Not every financial professional or administrator is automatically a fiduciary in every task they perform. The existence and scope of the duty depend on the legal relationship, the authority involved, and what the person is actually doing. That is one reason people can become confused about the term.

For example, a plan administrator may handle retirement-plan operations, but fiduciary status in a workplace plan often turns on who has discretionary authority or control. In the same way, a title that sounds important does not always create fiduciary obligations by itself. Function matters.

Retirement-Plan Fiduciaries as a Specific Example

Workplace retirement plans are one of the clearest places individuals encounter fiduciary rules. Under ERISA, fiduciary status can attach to a person or committee that exercises discretionary authority over plan management, administration, or assets. That can include decisions about investment menus, service providers, fees, and plan oversight.

Workers often interact with the plan but do not control the plan's larger structure.

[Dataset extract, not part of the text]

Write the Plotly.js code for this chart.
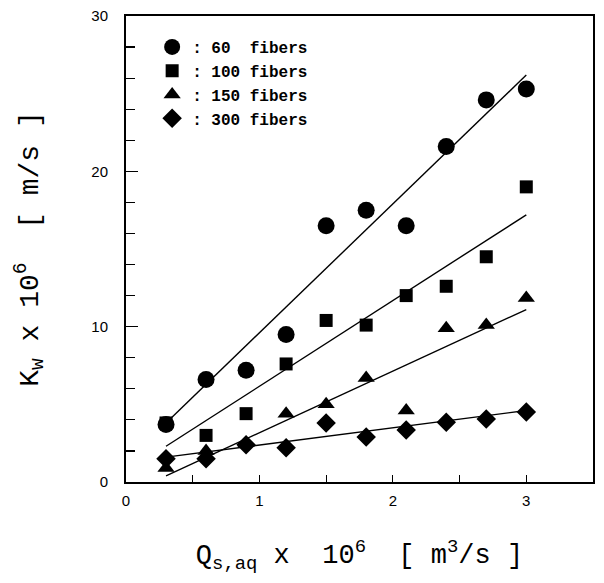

Fiduciary standards exist in part to protect participants when others are making consequential retirement-plan decisions on their behalf.

Estate and Trust Fiduciaries as Another Example

Individuals also encounter fiduciaries when someone is managing wealth or property after incapacity or death. An executor settling an estate or a trustee managing trust property is acting in a fiduciary role because that person is expected to carry out duties for beneficiaries rather than for personal gain.

Estate and trust administration can affect distributions, taxes, timing, recordkeeping, and the practical transfer of wealth. Fiduciary duties help frame how those responsibilities are supposed to be carried out.

Example Committee Decisions Affecting Participants Who Never Meet It

Suppose a committee overseeing a 401(k) chooses the plan's investment menu and monitors plan fees. Workers in the plan may never meet that committee, but the committee's decisions can still affect retirement balances over time. In that setting, the committee may be acting as a fiduciary because it is exercising discretionary authority over plan decisions that affect participants.

Now compare that to an executor handling an estate. The assets are different and the legal documents are different, but the underlying idea is similar: another person has authority and is expected to use it for someone else's benefit, not their own.

The Bottom Line

A fiduciary is a person or entity legally required to act in another party's best interest when managing money, property, or important financial decisions. The term helps identify which relationships carry real best-interest duties across retirement plans, trusts, estates, and other areas where someone else has meaningful control over a person's financial life.